Longshoremen’s strike poses a fresh threat to the US economy

· New York Post

East and Gulf Coast dockworkers are set to go on strike at 12:01 a.m. Tuesday, shutting down 36 ports from Maine to Texas that handle about one-half of US ocean imports, and so threatening to reduce US economic activity by $4.5 billion to $7.5 billion a week if the closures are prolonged.

And the International Longshoremen’s Association’s central demand is a total ban on automation involving cranes, gates and the loading and unloading of freight containers — leaving US ports stuck in the last century while the rest of the world moves on.

Once again, a powerful union seeks to strangle innovation that would benefit everyone else: Robots can do most dock-cargo work better, faster and cheaper.
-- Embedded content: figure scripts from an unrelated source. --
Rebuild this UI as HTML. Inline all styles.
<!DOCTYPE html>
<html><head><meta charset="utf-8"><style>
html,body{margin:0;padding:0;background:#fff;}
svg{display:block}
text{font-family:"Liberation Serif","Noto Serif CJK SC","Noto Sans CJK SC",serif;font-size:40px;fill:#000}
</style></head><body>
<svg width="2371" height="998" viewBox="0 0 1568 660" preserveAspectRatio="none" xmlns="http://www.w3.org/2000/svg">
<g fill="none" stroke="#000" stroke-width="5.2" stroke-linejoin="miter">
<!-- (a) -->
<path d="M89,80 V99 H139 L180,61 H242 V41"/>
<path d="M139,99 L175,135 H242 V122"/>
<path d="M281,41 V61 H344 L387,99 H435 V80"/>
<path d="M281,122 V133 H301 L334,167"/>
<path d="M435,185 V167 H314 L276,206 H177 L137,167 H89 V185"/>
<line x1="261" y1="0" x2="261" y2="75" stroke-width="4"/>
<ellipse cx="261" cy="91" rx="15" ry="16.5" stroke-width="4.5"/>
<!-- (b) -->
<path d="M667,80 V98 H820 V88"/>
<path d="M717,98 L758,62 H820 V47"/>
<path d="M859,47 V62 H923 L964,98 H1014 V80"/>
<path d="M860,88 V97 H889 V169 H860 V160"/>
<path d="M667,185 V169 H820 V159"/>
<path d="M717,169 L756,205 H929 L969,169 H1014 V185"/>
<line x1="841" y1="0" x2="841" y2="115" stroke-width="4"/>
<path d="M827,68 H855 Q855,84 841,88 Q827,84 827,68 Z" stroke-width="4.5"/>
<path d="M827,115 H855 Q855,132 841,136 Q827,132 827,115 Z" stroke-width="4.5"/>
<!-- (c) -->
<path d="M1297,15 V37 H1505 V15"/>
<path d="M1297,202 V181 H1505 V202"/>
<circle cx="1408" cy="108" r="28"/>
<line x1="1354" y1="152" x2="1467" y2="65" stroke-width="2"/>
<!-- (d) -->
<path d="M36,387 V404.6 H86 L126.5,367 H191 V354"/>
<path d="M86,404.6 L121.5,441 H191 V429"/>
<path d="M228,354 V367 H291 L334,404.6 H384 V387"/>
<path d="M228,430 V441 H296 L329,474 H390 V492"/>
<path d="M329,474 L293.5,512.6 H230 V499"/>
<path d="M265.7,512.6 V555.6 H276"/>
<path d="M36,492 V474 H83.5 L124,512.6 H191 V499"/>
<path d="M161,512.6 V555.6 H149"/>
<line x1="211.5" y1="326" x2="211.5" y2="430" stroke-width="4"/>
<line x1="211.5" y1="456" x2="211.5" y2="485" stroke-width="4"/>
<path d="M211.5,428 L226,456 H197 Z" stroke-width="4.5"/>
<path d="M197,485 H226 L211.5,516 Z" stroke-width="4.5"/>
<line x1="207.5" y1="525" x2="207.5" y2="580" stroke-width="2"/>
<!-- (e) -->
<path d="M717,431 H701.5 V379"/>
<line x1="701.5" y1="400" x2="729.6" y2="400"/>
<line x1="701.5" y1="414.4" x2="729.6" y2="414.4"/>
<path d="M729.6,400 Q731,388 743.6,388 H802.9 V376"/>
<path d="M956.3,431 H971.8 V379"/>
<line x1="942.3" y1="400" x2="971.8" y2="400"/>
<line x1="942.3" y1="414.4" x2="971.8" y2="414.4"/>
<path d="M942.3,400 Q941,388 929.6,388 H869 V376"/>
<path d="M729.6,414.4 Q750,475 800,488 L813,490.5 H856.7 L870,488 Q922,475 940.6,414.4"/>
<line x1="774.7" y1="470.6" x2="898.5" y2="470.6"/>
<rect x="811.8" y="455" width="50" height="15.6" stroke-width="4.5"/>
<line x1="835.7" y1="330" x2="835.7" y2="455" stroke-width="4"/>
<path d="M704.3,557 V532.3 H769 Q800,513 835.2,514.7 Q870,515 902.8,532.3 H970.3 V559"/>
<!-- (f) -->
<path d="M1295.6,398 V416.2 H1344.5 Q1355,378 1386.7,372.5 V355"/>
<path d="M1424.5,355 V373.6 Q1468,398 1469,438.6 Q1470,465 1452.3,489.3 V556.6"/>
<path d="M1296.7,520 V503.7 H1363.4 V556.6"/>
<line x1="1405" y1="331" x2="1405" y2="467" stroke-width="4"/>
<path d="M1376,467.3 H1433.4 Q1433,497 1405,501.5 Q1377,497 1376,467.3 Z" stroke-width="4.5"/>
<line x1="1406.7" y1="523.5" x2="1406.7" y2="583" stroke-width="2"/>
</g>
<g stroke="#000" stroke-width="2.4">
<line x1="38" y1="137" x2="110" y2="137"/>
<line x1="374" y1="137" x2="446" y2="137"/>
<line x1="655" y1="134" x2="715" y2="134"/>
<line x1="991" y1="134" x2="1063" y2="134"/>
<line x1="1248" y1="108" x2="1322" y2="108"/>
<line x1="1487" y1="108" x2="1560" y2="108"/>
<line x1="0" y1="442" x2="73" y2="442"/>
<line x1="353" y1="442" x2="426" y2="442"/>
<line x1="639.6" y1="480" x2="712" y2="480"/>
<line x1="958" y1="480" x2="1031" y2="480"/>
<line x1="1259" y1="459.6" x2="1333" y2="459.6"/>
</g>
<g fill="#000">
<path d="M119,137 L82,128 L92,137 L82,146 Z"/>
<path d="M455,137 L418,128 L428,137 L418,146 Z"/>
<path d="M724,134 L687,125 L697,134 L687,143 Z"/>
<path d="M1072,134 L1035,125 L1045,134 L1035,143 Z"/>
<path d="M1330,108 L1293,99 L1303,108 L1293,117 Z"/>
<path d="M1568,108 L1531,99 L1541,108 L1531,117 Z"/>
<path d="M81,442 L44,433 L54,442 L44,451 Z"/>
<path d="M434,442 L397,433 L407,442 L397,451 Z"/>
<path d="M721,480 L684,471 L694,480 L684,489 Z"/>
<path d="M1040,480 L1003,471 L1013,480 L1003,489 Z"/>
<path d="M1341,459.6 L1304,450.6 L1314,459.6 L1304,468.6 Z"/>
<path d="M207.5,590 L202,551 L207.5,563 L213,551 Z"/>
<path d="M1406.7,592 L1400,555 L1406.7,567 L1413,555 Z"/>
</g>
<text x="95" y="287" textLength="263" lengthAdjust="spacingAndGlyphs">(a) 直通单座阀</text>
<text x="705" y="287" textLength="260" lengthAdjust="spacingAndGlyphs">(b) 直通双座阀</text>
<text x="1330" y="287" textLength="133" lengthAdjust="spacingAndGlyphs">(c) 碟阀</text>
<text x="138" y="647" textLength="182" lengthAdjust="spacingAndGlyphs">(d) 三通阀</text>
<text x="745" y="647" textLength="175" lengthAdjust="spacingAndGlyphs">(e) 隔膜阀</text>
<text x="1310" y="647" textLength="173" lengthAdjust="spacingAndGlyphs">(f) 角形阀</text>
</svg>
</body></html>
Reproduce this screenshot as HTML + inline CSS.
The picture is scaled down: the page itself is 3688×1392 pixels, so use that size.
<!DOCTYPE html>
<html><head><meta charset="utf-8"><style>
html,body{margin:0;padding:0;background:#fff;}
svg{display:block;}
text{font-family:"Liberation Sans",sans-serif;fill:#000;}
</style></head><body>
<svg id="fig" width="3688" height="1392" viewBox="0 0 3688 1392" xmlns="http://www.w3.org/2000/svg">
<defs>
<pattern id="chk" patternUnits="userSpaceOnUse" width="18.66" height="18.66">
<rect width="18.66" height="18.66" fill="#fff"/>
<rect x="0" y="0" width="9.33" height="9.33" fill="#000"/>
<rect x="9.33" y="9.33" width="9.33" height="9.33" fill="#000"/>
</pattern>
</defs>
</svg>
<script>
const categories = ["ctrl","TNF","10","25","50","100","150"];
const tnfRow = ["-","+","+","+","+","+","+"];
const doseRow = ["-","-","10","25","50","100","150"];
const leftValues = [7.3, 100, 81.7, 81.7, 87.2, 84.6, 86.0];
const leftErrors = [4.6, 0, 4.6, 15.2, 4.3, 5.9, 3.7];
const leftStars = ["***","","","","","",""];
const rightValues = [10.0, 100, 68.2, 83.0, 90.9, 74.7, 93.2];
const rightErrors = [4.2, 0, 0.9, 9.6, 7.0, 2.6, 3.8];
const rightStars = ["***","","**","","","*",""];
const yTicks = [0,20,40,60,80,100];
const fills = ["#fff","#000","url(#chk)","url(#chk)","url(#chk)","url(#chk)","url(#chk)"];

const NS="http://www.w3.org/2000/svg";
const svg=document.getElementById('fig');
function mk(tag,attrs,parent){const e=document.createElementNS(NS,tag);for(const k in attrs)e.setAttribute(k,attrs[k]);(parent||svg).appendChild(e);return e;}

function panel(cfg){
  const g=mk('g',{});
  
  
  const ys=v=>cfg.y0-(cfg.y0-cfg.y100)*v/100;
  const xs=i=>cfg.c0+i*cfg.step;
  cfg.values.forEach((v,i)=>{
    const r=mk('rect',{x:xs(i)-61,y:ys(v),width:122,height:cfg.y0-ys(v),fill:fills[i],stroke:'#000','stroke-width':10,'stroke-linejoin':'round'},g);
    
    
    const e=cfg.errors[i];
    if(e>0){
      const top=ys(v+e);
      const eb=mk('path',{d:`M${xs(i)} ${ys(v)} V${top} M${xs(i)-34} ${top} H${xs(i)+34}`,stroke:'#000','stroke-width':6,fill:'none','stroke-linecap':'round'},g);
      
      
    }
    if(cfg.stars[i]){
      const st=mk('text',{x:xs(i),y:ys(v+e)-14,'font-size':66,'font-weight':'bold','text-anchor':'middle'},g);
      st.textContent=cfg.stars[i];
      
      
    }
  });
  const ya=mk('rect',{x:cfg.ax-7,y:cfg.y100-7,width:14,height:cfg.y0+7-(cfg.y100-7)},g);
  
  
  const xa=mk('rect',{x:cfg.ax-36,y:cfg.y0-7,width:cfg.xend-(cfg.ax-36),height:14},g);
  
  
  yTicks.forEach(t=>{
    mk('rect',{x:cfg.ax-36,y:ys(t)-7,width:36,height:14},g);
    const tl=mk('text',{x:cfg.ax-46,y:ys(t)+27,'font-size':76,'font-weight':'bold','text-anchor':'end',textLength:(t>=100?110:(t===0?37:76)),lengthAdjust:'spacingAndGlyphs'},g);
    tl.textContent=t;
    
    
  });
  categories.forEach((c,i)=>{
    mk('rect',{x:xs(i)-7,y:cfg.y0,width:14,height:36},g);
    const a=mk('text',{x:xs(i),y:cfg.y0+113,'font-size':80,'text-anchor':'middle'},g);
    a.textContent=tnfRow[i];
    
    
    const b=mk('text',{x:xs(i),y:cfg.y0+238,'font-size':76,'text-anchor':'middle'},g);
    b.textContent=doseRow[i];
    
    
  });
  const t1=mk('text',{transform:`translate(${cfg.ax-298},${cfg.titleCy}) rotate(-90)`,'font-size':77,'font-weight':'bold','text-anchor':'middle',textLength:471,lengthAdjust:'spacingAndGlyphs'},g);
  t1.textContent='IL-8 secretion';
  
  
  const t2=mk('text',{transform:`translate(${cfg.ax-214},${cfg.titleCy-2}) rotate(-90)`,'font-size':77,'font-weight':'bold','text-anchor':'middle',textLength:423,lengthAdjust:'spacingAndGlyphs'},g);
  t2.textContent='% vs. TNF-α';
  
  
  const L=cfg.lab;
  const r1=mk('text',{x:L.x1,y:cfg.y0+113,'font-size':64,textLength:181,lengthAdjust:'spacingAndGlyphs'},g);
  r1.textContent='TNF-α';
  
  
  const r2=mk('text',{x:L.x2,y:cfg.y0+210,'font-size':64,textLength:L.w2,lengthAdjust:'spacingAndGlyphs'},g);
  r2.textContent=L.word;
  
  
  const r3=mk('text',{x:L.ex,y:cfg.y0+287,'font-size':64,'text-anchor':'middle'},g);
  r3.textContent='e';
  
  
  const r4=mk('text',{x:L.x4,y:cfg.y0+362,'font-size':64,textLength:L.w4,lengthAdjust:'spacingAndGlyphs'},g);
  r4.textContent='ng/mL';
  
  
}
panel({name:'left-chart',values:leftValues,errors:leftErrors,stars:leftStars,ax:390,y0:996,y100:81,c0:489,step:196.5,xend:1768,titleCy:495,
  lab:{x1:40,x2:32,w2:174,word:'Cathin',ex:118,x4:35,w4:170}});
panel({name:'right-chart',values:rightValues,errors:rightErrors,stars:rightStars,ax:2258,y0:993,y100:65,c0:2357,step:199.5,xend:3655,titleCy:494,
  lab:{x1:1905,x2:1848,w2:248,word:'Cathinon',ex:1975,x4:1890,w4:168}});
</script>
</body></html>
West Coast longshoremen, represented by a different union that wasn’t as vehemently opposed to automation, won a 32% pay increase that averted a walkout last September.

But West Coast ports can’t possibly pick up the slack of an East Coast shutdown, especially when global shipping is already crippled by Houthi attacks in the Red Sea that force countless vessels to spend extra weeks at sea, heading around Africa to reach Atlantic ports.

The walkout by 85,000 ILA dockworkers would slam the US economy just before the November election, adding extra inflationary pressures and potentially leaving store shelves emptier in advance of Christmas shopping, while also delaying US exports, risking spoilage of agricultural ones.

Which puts the Biden-Harris administration in a pickle: It likely can’t make the United States Maritime Alliance, which runs the ports, agree to never automate, while pay hikes to bribe the ILA out of its “no robots, ever” stance could be inflation-drivers in their own right.

But will the self-declared “most pro-labor president ever” invoke the Taft-Hartley Act to stop the strike, as President George W. Bush did after 11 days in 2002?

Heck, Biden’s pro-union boasts are a big reason the ILA’s willing to go out in the first place.

Maybe he should send in his vice president to end the standoff: If joy and word salads don’t do the trick, surely the dockworkers will bend when Kamala Harris tells them she grew up middle-class?